Smartly setting up trusts requires knowledge of state tax laws, not just federal rules. "Each state has its own little unique twists and turns," says Heather Flanagan, a senior wealth planner at PNC Wealth Management. "It's kind of a hodgepodge right now. It would be nice to have some uniform law."
Everyone knows that nothing is that simple when it comes to taxes. If things were simple, then a trust could be created under the laws of a given state and would only be subject to taxation in that state.
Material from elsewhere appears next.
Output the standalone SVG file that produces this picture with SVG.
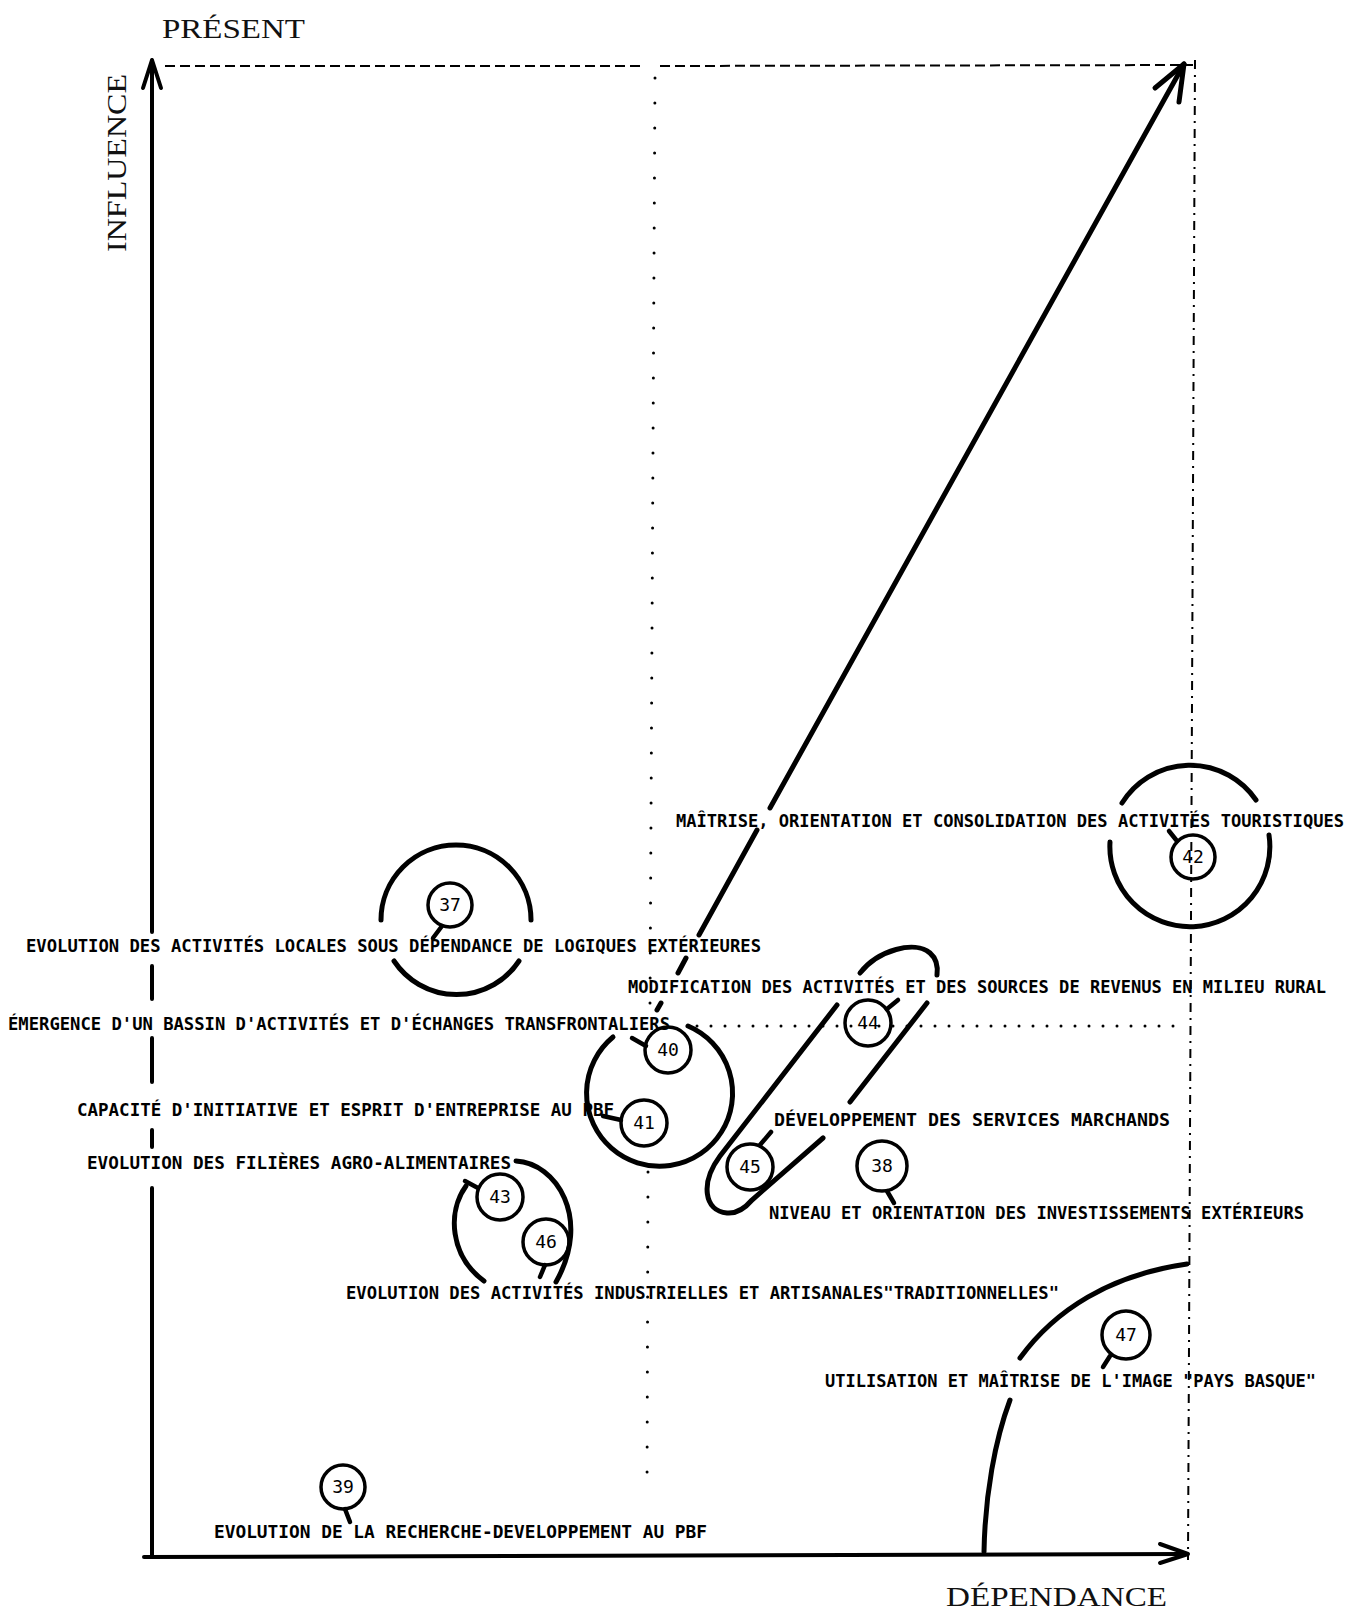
<svg xmlns="http://www.w3.org/2000/svg" width="1362" height="1612" viewBox="0 0 1362 1612">
<style>
.bg{fill:#fff}
.ax{font-family:"Liberation Serif","DejaVu Serif",serif;font-size:28px;fill:#111}
.lbl{font-family:"DejaVu Sans Mono","Liberation Mono",monospace;font-size:18px;font-weight:bold;fill:#000}
.num{font-family:"DejaVu Sans Mono","Liberation Mono",monospace;font-size:18px;fill:#000;text-anchor:middle}
.axis{fill:none;stroke:#000;stroke-width:4;stroke-linecap:round;stroke-linejoin:round}
.dash{fill:none;stroke:#000;stroke-width:2;stroke-dasharray:10 5}
.dashdot{fill:none;stroke:#000;stroke-width:2;stroke-dasharray:9 6 2 6}
.dotv{fill:none;stroke:#000;stroke-width:3;stroke-linecap:round;stroke-dasharray:0 25}
.doth{fill:none;stroke:#000;stroke-width:3;stroke-linecap:round;stroke-dasharray:0 14}
.c{fill:none;stroke:#000;stroke-width:3.5}
.tail{fill:none;stroke:#000;stroke-width:4.5;stroke-linecap:round}
.arc{fill:none;stroke:#000;stroke-width:5;stroke-linecap:round}
.arrow{fill:none;stroke:#000;stroke-width:5;stroke-linecap:round;stroke-linejoin:round}
</style>
<rect class="bg" x="0" y="0" width="1362" height="1612"/>

<g id="axes">
  <text class="ax" x="162" y="38" textLength="143" lengthAdjust="spacingAndGlyphs">PRÉSENT</text>
  <text class="ax" transform="translate(126,252) rotate(-90)" x="0" y="0" textLength="178" lengthAdjust="spacingAndGlyphs">INFLUENCE</text>
  <text class="ax" x="946" y="1606" textLength="221" lengthAdjust="spacingAndGlyphs">DÉPENDANCE</text>
  <path class="dash" d="M 165 66 L 645 66 M 660 66 L 1193 65"/>
  <path class="dashdot" d="M 1195 60 L 1188 1560"/>
  <path class="dotv" d="M 655 78 L 650 1003 M 648 1172 L 647 1490"/>
  <path class="doth" d="M 697 1026 L 1185 1026"/>
  <path class="axis" d="M 152 1557 L 152 1188 M 152 1147 L 152 1130 M 152 1082 L 152 1038 M 152 999 L 152 966 M 152 932 L 152 61"/>
  <path class="axis" d="M 143 88 L 152 60 L 161 88"/>
  <path class="axis" d="M 144 1557 L 1186 1554"/>
  <path class="axis" d="M 1160 1544 L 1188 1554 L 1160 1563"/>
</g>

<g id="connectors">
  <path class="arrow" d="M 657 1010 L 661 1003 M 678 973 L 686 958 M 699 935 L 757 830 M 770 808 L 1184 64"/>
  <path class="arrow" d="M 1155 88 L 1184 64 L 1179 102"/>
</g>

<g id="node-37">
  <path class="arc" d="M 381 920 A 75 75 0 1 1 531 920"/>
  <path class="arc" d="M 519 961 A 75 75 0 0 1 394 961"/>
  <circle class="c" cx="450" cy="905" r="22"/>
  <text class="num" x="450" y="911">37</text>
  <path class="tail" d="M 442 926 L 433 938"/>
  <text class="lbl" x="26" y="952" textLength="735" lengthAdjust="spacingAndGlyphs">EVOLUTION DES ACTIVITÉS LOCALES SOUS DÉPENDANCE DE LOGIQUES EXTÉRIEURES</text>
</g>

<g id="node-42">
  <path class="arc" d="M 1122 803 A 80 80 0 0 1 1256 800"/>
  <path class="arc" d="M 1269 835 A 80 80 0 1 1 1110 842"/>
  <circle class="c" cx="1193" cy="857" r="22"/>
  <text class="num" x="1193" y="863">42</text>
  <path class="tail" d="M 1177 841 L 1169 831"/>
  <text class="lbl" x="676" y="827" textLength="668" lengthAdjust="spacingAndGlyphs">MAÎTRISE, ORIENTATION ET CONSOLIDATION DES ACTIVITÉS TOURISTIQUES</text>
</g>

<g id="group-40-41">
  <path class="arc" d="M 688 1026 A 73 73 0 1 1 613 1037"/>
</g>

<g id="node-40">
  <circle class="c" cx="668" cy="1050" r="23"/>
  <text class="num" x="668" y="1056">40</text>
  <path class="tail" d="M 646 1046 L 632 1038"/>
  <text class="lbl" x="8" y="1030" textLength="662" lengthAdjust="spacingAndGlyphs">ÉMERGENCE D'UN BASSIN D'ACTIVITÉS ET D'ÉCHANGES TRANSFRONTALIERS</text>
</g>

<g id="node-41">
  <circle class="c" cx="644" cy="1123" r="23"/>
  <text class="num" x="644" y="1129">41</text>
  <path class="tail" d="M 621 1120 L 603 1116"/>
  <text class="lbl" x="77" y="1116" textLength="537" lengthAdjust="spacingAndGlyphs">CAPACITÉ D'INITIATIVE ET ESPRIT D'ENTREPRISE AU PBF</text>
</g>

<g id="group-44-45">
  <path class="arc" d="M 837 1005 L 720 1156 C 700 1183 704 1211 727 1213 C 738 1214 746 1207 752 1200 L 823 1138"/>
  <path class="arc" d="M 860 973 C 878 950 915 940 930 953 C 937 959 938 967 937 975"/>
  <path class="arc" d="M 927 1003 L 850 1102"/>
</g>

<g id="node-44">
  <circle class="c" cx="868" cy="1023" r="23"/>
  <text class="num" x="868" y="1029">44</text>
  <path class="tail" d="M 887 1009 L 898 1000"/>
  <text class="lbl" x="628" y="993" textLength="698" lengthAdjust="spacingAndGlyphs">MODIFICATION DES ACTIVITÉS ET DES SOURCES DE REVENUS EN MILIEU RURAL</text>
</g>

<g id="node-45">
  <circle class="c" cx="750" cy="1167" r="23"/>
  <text class="num" x="750" y="1173">45</text>
  <path class="tail" d="M 760 1145 L 771 1132"/>
  <text class="lbl" x="774" y="1126" textLength="396" lengthAdjust="spacingAndGlyphs">DÉVELOPPEMENT DES SERVICES MARCHANDS</text>
</g>

<g id="node-38">
  <circle class="c" cx="882" cy="1166" r="25"/>
  <text class="num" x="882" y="1172">38</text>
  <path class="tail" d="M 887 1191 L 894 1203"/>
  <text class="lbl" x="769" y="1219" textLength="535" lengthAdjust="spacingAndGlyphs">NIVEAU ET ORIENTATION DES INVESTISSEMENTS EXTÉRIEURS</text>
</g>

<g id="group-43-46">
  <path class="arc" d="M 466 1186 C 447 1212 450 1256 484 1281"/>
  <path class="arc" d="M 516 1161 C 556 1163 592 1218 556 1282"/>
</g>

<g id="node-43">
  <circle class="c" cx="500" cy="1197" r="23"/>
  <text class="num" x="500" y="1203">43</text>
  <path class="tail" d="M 478 1188 L 465 1181"/>
  <text class="lbl" x="87" y="1169" textLength="424" lengthAdjust="spacingAndGlyphs">EVOLUTION DES  FILIÈRES AGRO-ALIMENTAIRES</text>
</g>

<g id="node-46">
  <circle class="c" cx="546" cy="1242" r="23"/>
  <text class="num" x="546" y="1248">46</text>
  <path class="tail" d="M 545 1265 L 540 1277"/>
  <text class="lbl" x="346" y="1299" textLength="713" lengthAdjust="spacingAndGlyphs">EVOLUTION DES ACTIVITÉS INDUSTRIELLES ET ARTISANALES"TRADITIONNELLES"</text>
</g>

<g id="node-47">
  <path class="arc" d="M 1020 1358 C 1055 1310 1110 1275 1187 1264"/>
  <path class="arc" d="M 1010 1400 C 995 1440 985 1495 984 1552"/>
  <circle class="c" cx="1126" cy="1335" r="24"/>
  <text class="num" x="1126" y="1341">47</text>
  <path class="tail" d="M 1110 1356 L 1103 1367"/>
  <text class="lbl" x="825" y="1387" textLength="491" lengthAdjust="spacingAndGlyphs">UTILISATION ET MAÎTRISE DE L'IMAGE "PAYS BASQUE"</text>
</g>

<g id="node-39">
  <circle class="c" cx="343" cy="1487" r="22"/>
  <text class="num" x="343" y="1493">39</text>
  <path class="tail" d="M 345 1509 L 350 1522"/>
  <text class="lbl" x="214" y="1538" textLength="493" lengthAdjust="spacingAndGlyphs">EVOLUTION DE LA RECHERCHE-DEVELOPPEMENT AU PBF</text>
</g>
</svg>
But that is just not always the case.
Trusts are sometimes subject to taxation in the state in which they were formed, the state where the trust creator lives, the state where the trustee lives, the state where a beneficiary lives and the state where trust property is held.
In a recent article titled "Can Another State Tax Your Trust?," Barron's points out how confusing and difficult it can be to navigate the tax laws of many different states that might want to claim the right to tax a trust.
The problem is that there are no standard, nationwide rules about which states can tax a trust.
If the trust is deemed to have a close enough connection to a state, a "nexus" in legalese, then a state can tax the trust.
What constitutes a close enough connection to any given state depends on the laws and court rulings of the state that wishes to impose a tax on a trust.
Nevertheless, with states often facing revenue shortfalls, it is no surprise that legislatures are continuously passing laws in an attempt to mandate that more and more trusts can be taxed by their states.
Because of these state tax issues, it is very important that you have your trust created by an experienced estate planning attorney who can help you navigate tax issues.
Remember also to revisit your trust with your attorney from time to time as state tax laws do change.
When it comes to any government and taxes, you need to stay involved to minimize the tax burdens on your trust.